In fact, to add salt to the wound, Minister Barr is quite willing to shift support services to DHCS, as has already been proposed. First, the minister cuts support services to students with disabilities and then he ships them off to the department of disability. Now, Madam Assistant Speaker, this sounds like giving up on disabled students. There is a nuance here that the government fails to understand. Education takes the “dis” out of “disability”. If I need to spell it out any further, education, even for students with disabilities, is about giving them ability. Again, it is about empowerment.
As a parent, I know what it means to send your child to school brimming with hope for their future, that they can someday look at themselves in the mirror and be proud of being who they are, no matter what their social station or standing in life might be.
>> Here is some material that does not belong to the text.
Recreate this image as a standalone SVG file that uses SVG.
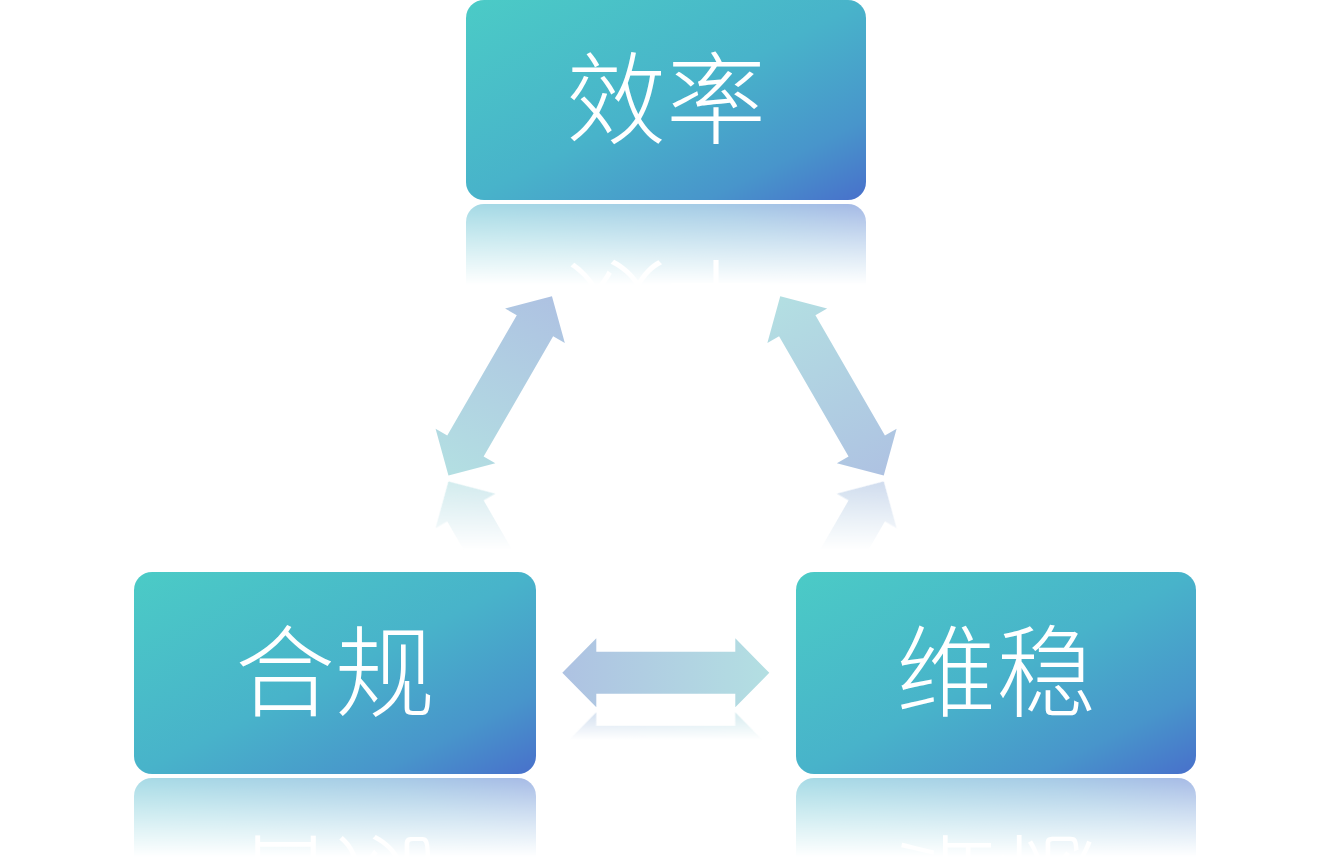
<svg xmlns="http://www.w3.org/2000/svg" xmlns:xlink="http://www.w3.org/1999/xlink" width="1332" height="868" viewBox="0 0 1332 868">
  <style>
    .box { fill: url(#boxGrad); }
    .lbl { font-family: "Noto Sans CJK SC", "Noto Sans", sans-serif; font-size: 100px; font-weight: 300; fill: #ffffff; text-anchor: middle; }
    .arrow { fill: url(#arrowGrad); }
  </style>
  <defs>
    <linearGradient id="boxGrad" x1="0" y1="0" x2="1" y2="1">
      <stop offset="0" stop-color="#4BCBC6"/>
      <stop offset="0.5" stop-color="#48B3CA"/>
      <stop offset="0.8" stop-color="#4895CB"/>
      <stop offset="1" stop-color="#4870CB"/>
    </linearGradient>
    <linearGradient id="arrowGrad" x1="0" y1="0" x2="1" y2="0">
      <stop offset="0" stop-color="#B3DFE2"/>
      <stop offset="1" stop-color="#AEC2E2"/>
    </linearGradient>
    <linearGradient id="fade" x1="0" y1="0" x2="0" y2="1">
      <stop offset="0" stop-color="#ffffff" stop-opacity="0.5"/>
      <stop offset="1" stop-color="#ffffff" stop-opacity="0"/>
    </linearGradient>
    <linearGradient id="fadeArrow" x1="0" y1="0" x2="0" y2="1">
      <stop offset="0" stop-color="#ffffff" stop-opacity="0.6"/>
      <stop offset="1" stop-color="#ffffff" stop-opacity="0"/>
    </linearGradient>
    <mask id="boxRefl" maskUnits="userSpaceOnUse" x="-10" y="195" width="430" height="110">
      <rect x="-5" y="203" width="415" height="82" fill="url(#fade)"/>
    </mask>
    <mask id="arrowRefl" maskUnits="userSpaceOnUse" x="0" y="0" width="1332" height="868">
      <rect x="425" y="480" width="90" height="70" fill="url(#fadeArrow)"/>
      <rect x="817" y="480" width="90" height="70" fill="url(#fadeArrow)"/>
      <rect x="555" y="710" width="222" height="30" fill="url(#fadeArrow)"/>
    </mask>
    <path id="arrowShape" class="arrow" d="M-103.5,0 L-69.5,-34.5 L-69.5,-21 L69.5,-21 L69.5,-34.5 L103.5,0 L69.5,34.5 L69.5,21 L-69.5,21 L-69.5,34.5 Z"/>
  </defs>

  <g id="connectors">
    <use id="arrow-left" xlink:href="#arrowShape" href="#arrowShape" transform="translate(500.2,385.9) rotate(-60)"/>
    <use id="arrow-right" xlink:href="#arrowShape" href="#arrowShape" transform="translate(832,385.9) rotate(60)"/>
    <use id="arrow-bottom" xlink:href="#arrowShape" href="#arrowShape" transform="translate(665.8,672.8) rotate(180)"/>
    <g mask="url(#arrowRefl)">
      <g transform="translate(0,957) scale(1,-1)">
        <use xlink:href="#arrowShape" href="#arrowShape" transform="translate(500.2,385.9) rotate(-60)"/>
        <use xlink:href="#arrowShape" href="#arrowShape" transform="translate(832,385.9) rotate(60)"/>
      </g>
      <g transform="translate(0,1419.6) scale(1,-1)">
        <use xlink:href="#arrowShape" href="#arrowShape" transform="translate(665.8,672.8) rotate(180)"/>
      </g>
    </g>
  </g>

  <g id="node-efficiency" transform="translate(466,0)">
    <g id="c-efficiency">
      <rect class="box" x="0" y="0" width="400" height="200" rx="18"/>
      <text class="lbl" x="200" y="136">效率</text>
    </g>
    <g mask="url(#boxRefl)">
      <use xlink:href="#c-efficiency" href="#c-efficiency" transform="translate(0,404) scale(1,-1)"/>
    </g>
  </g>

  <g id="node-compliance" transform="translate(134,572)">
    <g id="c-compliance">
      <rect class="box" x="0" y="0" width="402" height="202" rx="18"/>
      <text class="lbl" x="201" y="137">合规</text>
    </g>
    <g mask="url(#boxRefl)">
      <use xlink:href="#c-compliance" href="#c-compliance" transform="translate(0,408) scale(1,-1)"/>
    </g>
  </g>

  <g id="node-stability" transform="translate(796,572)">
    <g id="c-stability">
      <rect class="box" x="0" y="0" width="400" height="202" rx="18"/>
      <text class="lbl" x="200" y="137">维稳</text>
    </g>
    <g mask="url(#boxRefl)">
      <use xlink:href="#c-stability" href="#c-stability" transform="translate(0,408) scale(1,-1)"/>
    </g>
  </g>
</svg>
I do not think that the minister fully comprehends that in all his sophistry to defend his lack of leadership and cynicism throughout this episode, by targeting families that have always had to defend their children, he has made this personal. This is not micro-economic reform, as he likes to call it, for the many families that were affected. This is a personal attack. You cannot water down the future of people’s children like a tick-and-flick checklist. There has to be consideration and consultation on the merits.
Again and again, Mr Barr speaks of changes in service delivery models or that services will be provided directly to schools, but he is scant on any further details. He says that the information is on the website, but it merely parrots the minister’s superficial statements. Without being able to articulate specific efficiencies, the minister’s first run on the department’s efficiency dividend obligations is, in truth, an ugly resource cut.
Much of today’s MPI bridges across broader issues in the education system, but we feel that special focus on disability in today’s MPI is warranted as so much of the resource cuts were targeted at students with disabilities. It also targets the teachers who must work with these students and provide the best possible outcomes for them. Teachers need to be supported, and not just through professional development programs. Without adequate support staff it means that their work burden and responsibilities increase. (Time expired.)
MS BRESNAN (Brindabella) (4.17): I will be very quick. I just want to point out that I was chair of the education committee. The report that we put out on disability education looked at a number of the recommendations put out by Professor Shaddock. The key concerns that came out of that were around individual learning plans and how they are monitored, the way funding is distributed within schools, monitoring outcomes, post-school options and the definition of disability. Those were some of the key issues that came out.